Mr. President and Gentlemen of the Scotch-Irish Congress: A study of American history reveals the honorable fact that Scotch-Irish blood has been the strongest single force in its events. The fusion of Scotch strength with Irish fire, Scotch poise with Irish dash, Scotch thought with Irish enthusiasm, and Scotch statesmanship with Irish chivalry has made a power, regnant in every crisis. Deathless love of liberty and invincible courage have been its spirit, and the genius of free government its inspiration. Its part in this heaven-born republic has been crucial, and all the supreme events of our country have been framed by its mind and will.
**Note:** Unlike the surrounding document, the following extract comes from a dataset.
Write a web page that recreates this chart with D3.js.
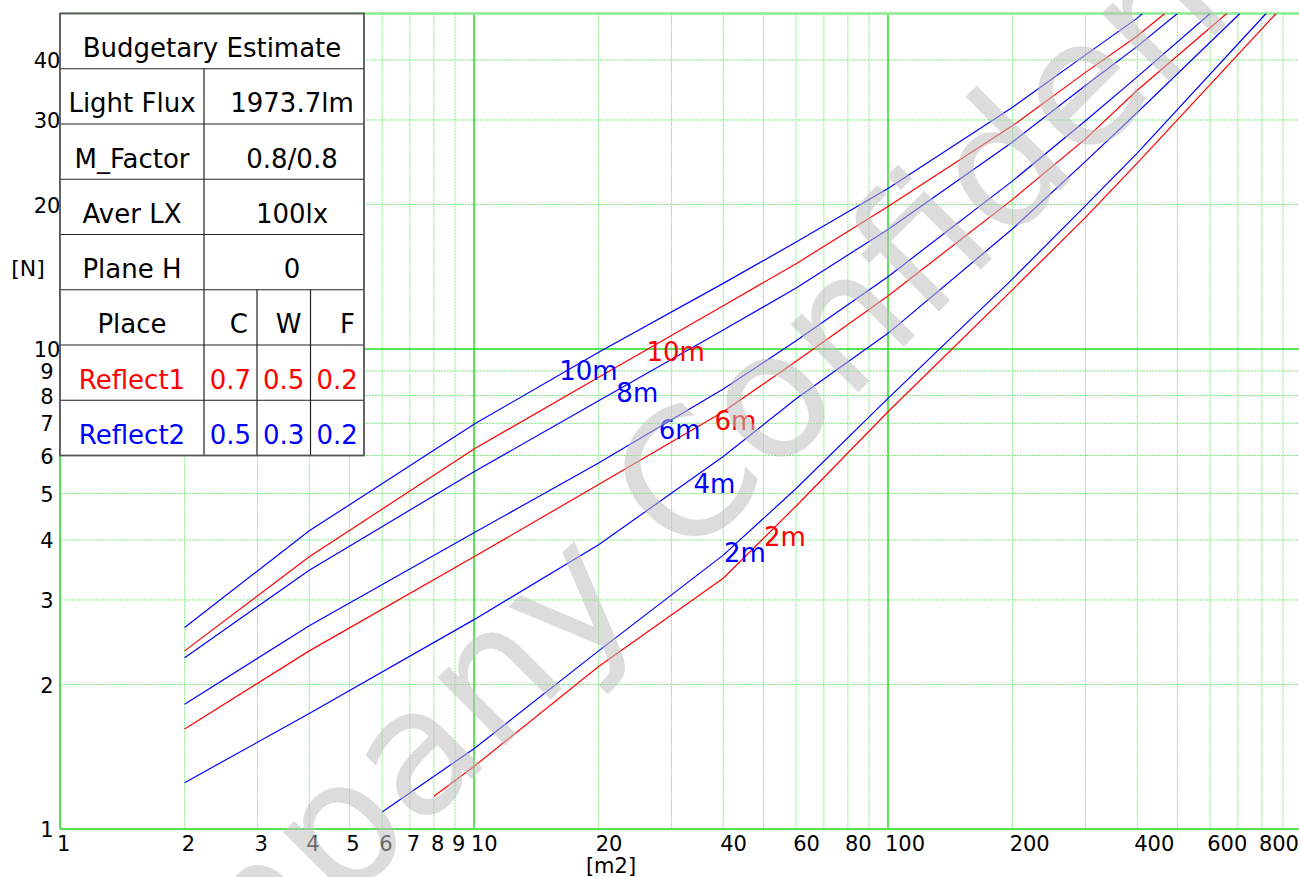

In the birth of the revolution, that vital act of human annals, one-third of the people were Scotch-Irish, and its largest element. The majority of the movers of the Mecklenburg declaration, the start of the struggle, were of Scotch-Irish ancestry. The resistless orator who launched the storm, Patrick Henry, came from Scotch-Irish stock. It was Thomas Jefferson, of Scotch-Irish blood, who wrote the immortal Declaration of Independence, that decalogue of freedom, and who lives in human fame as the undisputed apostle of constitutional government. The hero of the war of 1812, the final Yankee rebuke of the British lion, and the most iron-willed executive of the nation, was the Scotch-Irishman, Andrew Jackson. The great spirit of the Mexican War, Winfield Scott, sprang from Scotch-Irish loins.
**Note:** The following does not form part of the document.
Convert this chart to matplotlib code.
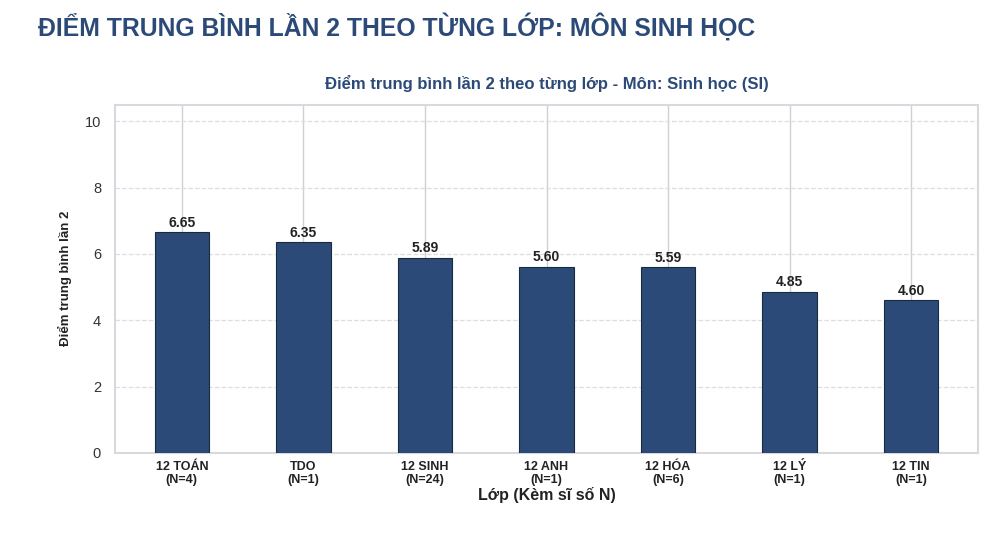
import numpy as np
import matplotlib
matplotlib.use("Agg")
import matplotlib.pyplot as plt

# data
lop = ["12 TOÁN", "TDO", "12 SINH", "12 ANH", "12 HÓA", "12 LÝ", "12 TIN"]
si_so = [4, 1, 24, 1, 6, 1, 1]
diem_tb = [6.65, 6.35, 5.89, 5.60, 5.59, 4.85, 4.60]

plt.rcParams['font.family'] = ['Liberation Sans', 'DejaVu Sans']

fig = plt.figure(figsize=(10, 5.34), dpi=100)
fig.text(0.038, 0.95, "ĐIỂM TRUNG BÌNH LẦN 2 THEO TỪNG LỚP: MÔN SINH HỌC",
         fontsize=17.8, fontweight='bold', color='#2b4a78', va='center', ha='left')

ax = fig.add_axes([0.115, 0.152, 0.863, 0.652])
x = np.arange(len(lop))
bars = ax.bar(x, diem_tb, width=0.45, color='#2b4a78', edgecolor='#1a2a40',
              linewidth=0.8, zorder=3)
for b, v in zip(bars, diem_tb):
    ax.text(b.get_x() + b.get_width() / 2, v + 0.08, f"{v:.2f}", ha='center',
            va='bottom', fontsize=10, fontweight='bold', color='#222222', zorder=4)

ax.set_xlim(-0.55, 6.55)
ax.set_ylim(0, 10.5)
ax.set_yticks([0, 2, 4, 6, 8, 10])
ax.set_xticks(x)
ax.set_xticklabels([f"{l}\n(N={n})" for l, n in zip(lop, si_so)],
                   fontsize=9, fontweight='bold', color='#222222',
                   linespacing=1.1)
ax.tick_params(axis='y', labelsize=10.5, colors='#333333', length=0, pad=10)
ax.tick_params(axis='x', length=0, pad=6)

ax.grid(axis='y', linestyle='--', color='#dddde3', linewidth=0.9, zorder=0)
ax.grid(axis='x', linestyle='-', color='#cfcfd6', linewidth=1.0, zorder=0)
ax.set_axisbelow(True)
for s in ax.spines.values():
    s.set_color('#d8d8de')
    s.set_linewidth(1.5)

ax.set_title("Điểm trung bình lần 2 theo từng lớp - Môn: Sinh học (SI)",
             fontsize=12, fontweight='bold', color='#2b4a78', pad=11)
ax.set_xlabel("Lớp (Kèm sĩ số N)", fontsize=11.5, fontweight='bold',
              color='#222222', labelpad=1)
ax.set_ylabel("Điểm trung bình lần 2", fontsize=9.5, fontweight='bold',
              color='#222222', labelpad=9)

fig.savefig("out.png", dpi=100)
Coming on down the tide of focal eras in American history, we get to that vastest war of human annals, the American civil revolution that wiped out human slavery and tested the solid bond of the Union, proving the vitality of our constitutional republic, in which Abraham Lincoln, a scion of the Scotch-Irish, directed the Federal destinies to consummate success; and another Scotch-Irish son, Ulysses S. Grant, had the genius of generalship to close the colossal contest with final and magnanimous victory.

The list of Scotch-Irish Americans gleams with leaders in every field of human achievement. Robert Fulton, inventor of the steamboat, that immeasurable agent of commerce; the phenomenal Morse, whose sovereign invention of the telegraph links all parts of the globe in instantaneous touch, matching the divine mission of thought and benefiting mankind forever; the farmers' invaluable benefactor, practical McCormick, whose reaper adds a thousand fold to the facility of farm labor; Hiram Powers, the chief of American sculptors; Commodore Perry, the illustrious naval hero; John C. Calhoun, the greatest of Southern statesmen; Stonewall Jackson, the marvel of Confederate soldierhood; Horace Greeley, Henry W. Grady, and Robert Bonner, luminaries of the American Journal; John Hall, a shining light of American evangelism; and a glittering myriad of other blazing lights on every theater of human aspiration and renown came from the potential and unsurpassable Scotch-Irish lineage. I pay the magnificent breed unstinted honor.